Estaban con las puertas cerradas por miedo a los judíos.  Pero Tomás no estaba; más liberal que los otros, con menos miedo pensando que a él no le iban a hacer nada, quizá explotando por aquel encierro que ya se le hacia insoportable, el hecho es que no estaba con el resto cuando vino Jesús.

Durante la mañana habían corrido toda clase de noticias porque el sepulcro estaba vacío, porque algunas mujeres hablaron de aparición de ángeles, porque algunas contaban su experiencia de haber visto a Jesús, Pedro y Juan habían acudido también al sepulcro, y lo habían encontrado como habían dicho las mujeres, algunos discípulos se habían ido a sus casas como los de Emaús, pero hasta entonces ellos no habían visto a Jesús.

Cuando regresa Tomás al fin se encuentra con la noticia. ‘Hemos visto al Señor’. Pero él no estaba, él no lo ha visto, y para creer lo que le dicen exige pruebas. Meter sus dedos en las hendiduras de los clavos, meter su mano en la llaga del costado. Si no lo veo, no lo creo. Por eso a los ocho días, y ahora sí estaba Tomás con ellos, cuando Jesús vuelve a manifestárseles será Jesús el que se acerque al incrédulo Tomás para ofrecerle las hendiduras de sus manos y la llaga de su costado para meta los dedos, para que meta la mano. Y ya sabemos la reacción de Tomás, que como se suele decir se queda mudo por la sorpresa, aunque si podría pronunciar aquellas palabras que serán una hermosa confesión: ‘¡Señor mío y Dios mío!’

‘¡Dichosos los que crean sin haber visto!’ será la afirmación de Jesús. Una afirmación que viene para nosotros. Aunque muchas veces también nos entra la misma tentación y duda de Tomás, creemos por el testimonio de los Apóstoles, por el testimonio de cuantos antes que nosotros han creído también en Jesús y su experiencia nos ha valido a nosotros para tener la misma experiencia.

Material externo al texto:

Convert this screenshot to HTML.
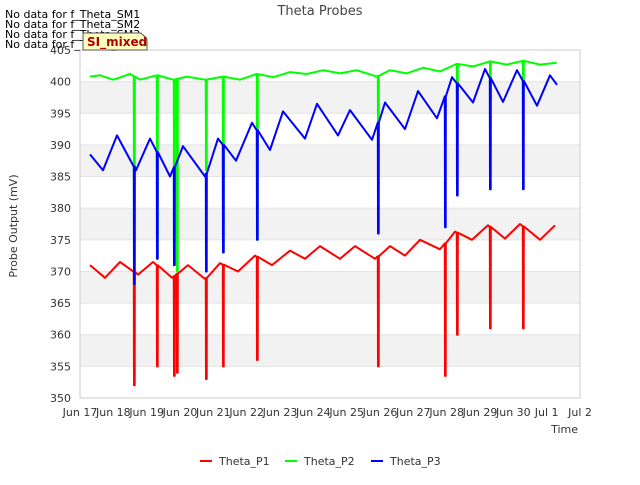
<!DOCTYPE html>
<html><head><meta charset="utf-8"><style>
body{margin:0;background:#fff;font-family:"Liberation Sans","DejaVu Sans",sans-serif}
svg text{font-family:"DejaVu Sans","Liberation Sans",sans-serif}
</style></head><body>
<svg id="chart" width="640" height="480" viewBox="0 0 640 480" xmlns="http://www.w3.org/2000/svg">
<rect width="640" height="480" fill="#fff"/>
<g id="bands"></g>
<g id="grid"></g>
<rect x="80" y="50" width="500" height="348" fill="none" stroke="#ccc"/>
<g id="yticks" font-size="11" fill="#333"></g>
<g id="xticks" font-size="11" fill="#333"></g>
<g id="series"></g>
<text x="320" y="15" font-size="13" fill="#444" text-anchor="middle">Theta Probes</text>
<text x="17" y="226" font-size="11" fill="#333" text-anchor="middle" transform="rotate(-90 17 226)">Probe Output (mV)</text>
<text x="578" y="433" font-size="11" fill="#333" text-anchor="end">Time</text>
<g font-size="11" fill="#000">
<text x="5" y="18">No data for f_Theta_SM1</text>
<text x="5" y="28">No data for f_Theta_SM2</text>
<text x="5" y="38">No data for f_Theta_SM3</text>
<text x="5" y="48">No data for f_Theta_SM4</text>
</g>
<g>
<path d="M83,33 L141,33 L147,39 L147,50 L83,50 Z" fill="#ffffc0" stroke="#555"/>
<text x="87" y="46" font-size="12" fill="#b00000" font-weight="bold">SI_mixed</text>
</g>
<g id="legend" font-size="11" fill="#333">
<line x1="200" y1="461" x2="212" y2="461" stroke="#f00" stroke-width="2"/>
<text x="219" y="465">Theta_P1</text>
<line x1="285" y1="461" x2="297" y2="461" stroke="#0f0" stroke-width="2"/>
<text x="304" y="465">Theta_P2</text>
<line x1="371" y1="461" x2="383" y2="461" stroke="#00f" stroke-width="2"/>
<text x="390" y="465">Theta_P3</text>
</g>
</svg>
<script>
const yTicks=[350,355,360,365,370,375,380,385,390,395,400,405];
const xTickLabels=["Jun 17","Jun 18","Jun 19","Jun 20","Jun 21","Jun 22","Jun 23","Jun 24","Jun 25","Jun 26","Jun 27","Jun 28","Jun 29","Jun 30","Jul 1","Jul 2"];
const p1Days=[0.3,0.75,1.2,1.74,2.19,2.76,3.24,3.75,4.2,4.74,5.25,5.76,6.3,6.75,7.2,7.8,8.25,8.85,9.3,9.75,10.2,10.8,11.25,11.76,12.24,12.75,13.2,13.8,14.25];
const p1Vals=[371,369,371.5,369.5,371.5,369,371,368.8,371.3,370,372.5,371,373.3,372,374,372,374,372,374,372.5,375,373.5,376.3,375,377.3,375.2,377.5,375,377.3];
const p1SpikeDays=[1.62,2.31,2.82,2.91,3.78,4.29,5.31,8.94,10.95,11.31,12.3,13.29];
const p1SpikeVals=[352,355,353.5,354,353,355,356,355,353.5,360,361,361];
const p2Days=[0.3,0.6,1,1.5,1.8,2.3,2.8,3.2,3.75,4.3,4.8,5.3,5.8,6.3,6.8,7.3,7.8,8.3,8.9,9.3,9.8,10.3,10.8,11.3,11.8,12.3,12.8,13.3,13.8,14.3];
const p2Vals=[400.8,401,400.3,401.2,400.3,401,400.3,400.8,400.3,400.8,400.3,401.2,400.7,401.5,401.2,401.8,401.3,401.8,400.8,401.8,401.3,402.2,401.6,402.8,402.4,403.2,402.7,403.3,402.7,403];
const p2SpikeDays=[1.62,2.31,2.82,2.91,3.78,4.29,5.31,8.94,11.31,12.3,13.29];
const p2SpikeVals=[368,372,371,370,386,373,375,393,396,397,398];
const p3Days=[0.3,0.69,1.11,1.68,2.1,2.7,3.09,3.75,4.14,4.68,5.16,5.7,6.09,6.75,7.11,7.74,8.1,8.76,9.15,9.75,10.14,10.71,11.16,11.79,12.15,12.69,13.11,13.71,14.1,14.31];
const p3Vals=[388.5,386,391.5,386,391,385,389.8,385,391,387.5,393.5,389.2,395.3,391,396.5,391.5,395.5,390.8,396.7,392.5,398.5,394.2,400.7,396.7,402,396.8,401.8,396.2,401,399.5];
const p3SpikeDays=[1.62,2.31,2.82,3.78,4.29,5.31,8.94,10.95,11.31,12.3,13.29];
const p3SpikeVals=[368,372,371,370,373,375,376,377,382,383,383];

const X=d=>80+d*(500/15);
const Y=v=>398-(v-350)*(348/55);
const NS="http://www.w3.org/2000/svg";
const bands=document.getElementById('bands');
for(let v=355;v<405;v+=10){
  const r=document.createElementNS(NS,'rect');
  
  
  r.setAttribute('x',80);r.setAttribute('width',500);
  r.setAttribute('y',Y(v+5));r.setAttribute('height',Y(v)-Y(v+5));
  r.setAttribute('fill','#f2f2f2');bands.appendChild(r);
}
const yt=document.getElementById('yticks');
yTicks.forEach(v=>{
  const t=document.createElementNS(NS,'text');
  
  
  t.setAttribute('x',71);t.setAttribute('y',Y(v)+4);t.setAttribute('text-anchor','end');
  t.textContent=v;yt.appendChild(t);
  const l=document.createElementNS(NS,'line');
  
  
  l.setAttribute('x1',80);l.setAttribute('x2',580);l.setAttribute('y1',Y(v));l.setAttribute('y2',Y(v));
  l.setAttribute('stroke','#e4e4e4');document.getElementById('grid').appendChild(l);
});
const xt=document.getElementById('xticks');
xTickLabels.forEach((s,i)=>{
  const t=document.createElementNS(NS,'text');
  
  
  t.setAttribute('x',X(i));t.setAttribute('y',416);t.setAttribute('text-anchor','middle');
  t.textContent=s;xt.appendChild(t);
});
function build(days,vals,sd,sv){
  const pts=days.map((d,i)=>[d,vals[i]]);
  const interp=d=>{for(let i=0;i<days.length-1;i++){if(d>=days[i]&&d<=days[i+1]){const f=(d-days[i])/(days[i+1]-days[i]);return vals[i]+f*(vals[i+1]-vals[i]);}}return vals[vals.length-1];};
  sd.forEach((d,i)=>{const b=interp(d);pts.push([d-0.005,b],[d,sv[i]],[d+0.02,sv[i]],[d+0.025,b]);});
  pts.sort((a,b)=>a[0]-b[0]);
  return pts.map((p,i)=>(i?'L':'M')+X(p[0]).toFixed(1)+','+Y(p[1]).toFixed(1)).join(' ');
}
const ser=document.getElementById('series');
[[p1Days,p1Vals,p1SpikeDays,p1SpikeVals,'#f00','series-theta-p1'],
 [p2Days,p2Vals,p2SpikeDays,p2SpikeVals,'#0f0','series-theta-p2'],
 [p3Days,p3Vals,p3SpikeDays,p3SpikeVals,'#00f','series-theta-p3']].forEach(s=>{
  const p=document.createElementNS(NS,'path');
  
  
  p.setAttribute('d',build(s[0],s[1],s[2],s[3]));
  p.setAttribute('fill','none');p.setAttribute('stroke',s[4]);p.setAttribute('stroke-width','2');
  p.setAttribute('stroke-linejoin','round');
  ser.appendChild(p);
});
</script>
</body></html>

‘Hemos visto al Señor’, nos dicen aquellos primeros testigos, pero será también el testimonio que a través de los siglos se ha ido pasando de boca en boca. Porque quienes en verdad ponen su fe en Jesús no necesitarán de esa experiencia física que podríamos llamarla sino que la experiencia espiritual que han vivido en sus vidas es como si hubieran visto al Señor también y es lo que nos han transmitido.

Es la experiencia que también nosotros hemos de vivir porque con la fe abrimos las puertas del cenáculo de nuestro corazón para que Jesús esté ahí también en medio, en medio de mi vida y a través de mi vida pueda estar también en medio de nuestro mundo. Es lo que tenemos que vivir y lo que tenemos que trasmitir.

Algunos en ocasiones nos pedirán razones y pruebas, como dicen ellos, para poder creer. No son esas pruebas basadas en razonamientos humanos, que también podríamos ofrecer, los que de verdad van a despertar la fe; la prueba está en nuestra propia vida, en cómo nosotros vivimos precisamente a partir de esa fe que decimos que tenemos en Jesús. Desde esa fe nuestra vida tiene que sentirse transformada, porque hay algo que sentimos en nuestro corazón, en lo más hondo de nosotros mismos, que nos será difícil muchas veces de explicar pero es la alegría y el gozo de su presencia que nos transforma.

Abramos esas puertas que muchas veces tenemos muy cerradas en nuestro espíritu para que pueda despertarse en nosotros ese don de la fe que Dios nos concede. Aunque El puede entrar como entró en el cenáculo sin que fuera necesario abrir las puertas, El quiere contar con nosotros, con esa apertura a la fe que nosotros tengamos en nuestro corazón para inundarnos con su presencia y con su vida.

Es lo que nos enseña esta fiesta de Santo Tomás Apóstol que hoy estamos celebrando. Que podamos escuchar esa bienaventuranza del Señor que nos llama dichosos por haber creído sin haber visto abriendo las puertas del cenáculo de nuestro corazón.